En Martinique, des vaccinations poussées par la hausse des décès

© Collectivité territoriale de Martinique

En Martinique, des vaccinations poussées par la hausse des décès

Alex Maugée, 50 ans, a vu la veille son cousin touché par le Covid-19 partir pour l'hôpital sur un brancard. «Ça m'a fait un déclenchement dans la tête»: aujourd'hui il est venu se faire vacciner, comme d'autres Martiniquais interpellés par la dramatique épidémie qui frappe l'île.

 


«J'ai eu des cas dans mon entourage, je ne pensais pas que cela allait être grave», témoigne cet agent de sécurité, en attendant sa piqûre au vaccinodrome du Palais des sports du Lamentin, près de Fort-de-France. « Il y a deux jours, j'ai perdu une tante» décédée du coronavirus, dit-il. Auparavant, un oncle a aussi succombé. Mais «hier soir», la venue des pompiers chez son «cousin très proche», «ça vous déclenche quelque chose, j'ai pas dormi», avoue-t-il.

Alex explique qu'il a «une santé fragile», et que son métier d'agent de sécurité l'emmène à devoir parfois «séparer des gens», ce qui l'inquiète en pleine épidémie. «On est obligé» de se faire vacciner, estime-t-il, alors que seulement 22% de la population a reçu une moins une dose de vaccin.
«Aujourd'hui, les personnes qui se font vacciner ont toutes quelqu'un de décédé, d'hospitalisé ou en souffrance dans leur entourage», analyse auprès de l'AFP le médecin-chef du Service territorial d'incendie et de secours (STIS), Ludovic Durand, en charge du vaccinodrome. «Jusqu'à présent, la Covid, c'était une maladie vue de loin.
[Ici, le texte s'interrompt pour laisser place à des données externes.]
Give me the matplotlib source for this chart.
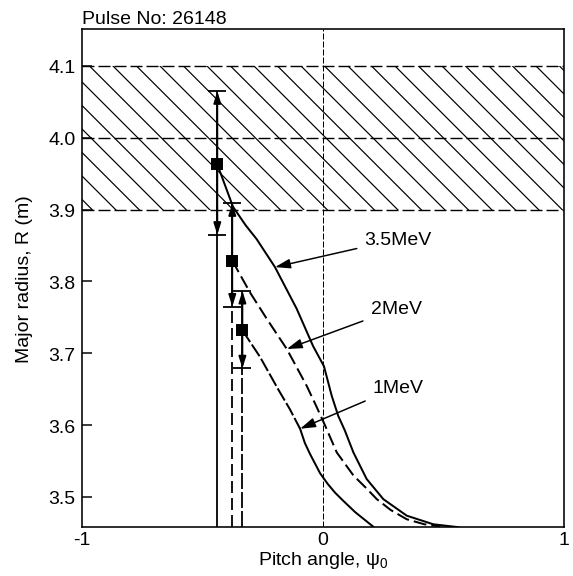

Mais là, on est passé du "Je ne connais personne qui a la Covid" à "Tonton est décédé et tata est en réa"».

Pour autant, s'il a constaté une hausse des vaccinations avec l'allocution du président de la République sur le pass sanitaire le 12 juillet, puis l'annonce d'un reconfinement strict, «ce n'est pas la bousculade» au centre de vaccination, regrette Ludovic Durand, alors que la Martinique connait un taux d'incidence de près de 1.200 cas pour 100.000 habitants.
Le centre fait ces derniers jours en moyenne 1.000 vaccins par jour, « contre une moyenne de 556 depuis l'ouverture», explique-t-il. «Un frémissement,» a salué jeudi le ministre de la Santé, Olivier Véran, lors de sa venue.

«J'attendais» 

Dans cette île des Caraïbes de 400.000 habitants, « l'engouement pour le vaccin n'est pas énorme», se désole le sapeur-pompier. «On devrait avoir la queue tous les jours».
«C'était pas encore l'heure, j'attendais, j'attendais, puisque je suis en bonne santé», justifie Patrick Zénon, agent de propreté de 58 ans, pour expliquer qu'il ne se soit décidé qu'aujourd'hui à se faire administrer le vaccin, avec son épouse et sa fille.  « J'entends beaucoup d'aléas, ça laisse à réfléchir, il fallait prendre une décision», concède-t-il. Et la lecture à la radio des avis de décès - une spécificité des Antilles - est devenue «vraiment longue» note-t-il. «Avant, il y avait dix décès par jour, aujourd'hui c'est multiplié par six, ça fait réfléchir».

«C'est vraiment la peur qui s'installe», considère Maxence Toussay, une retraitée de 66 ans en robe à fleurs: «Quand on voit la situation de la Martinique, on se dit "Nous sommes mal barrés».
«On a pris conscience de ce qui se passe», assure-t-elle, fustigeant «les fausses informations et les réseaux sociaux qui diffusent tellement de choses vraies et pas vraies»que «la population ne sait plus quoi faire».
Elle, qui a déjà eu sa première dose et attrapé le Covid un mois après - sans symptôme -, venait pour la deuxième dose, «mais on me dit que je suis déjà immunisée».
Certains viennent se faire vacciner «à reculons», comme Yvette, 74 ans, qui a choisi le centre de vaccination du CHU, mais «ne croit pas» au vaccin.
«Je ne suis pas convaincue, quand vous entendez les politiques, ça met le doute», dit-elle. Mais «j'ai un certain âge, deux enfants qui ont chopé le Covid, j'essaie de me protéger, entre guillemets».
Sa crainte: «Est-ce qu'il n'y aurait pas des placebos dans les lots de vaccins?», questionne-t-elle.

Pour André Cabié, chef du service des maladies infectieuses et tropicales au CHU, «on essaie au quotidien de convaincre et de lutter contre les fausses informations». «Si l'hésitation vaccinale reste toujours aussi importante, il y aura une cinquième vague, une sixième vague et ainsi de suite», prévient-il.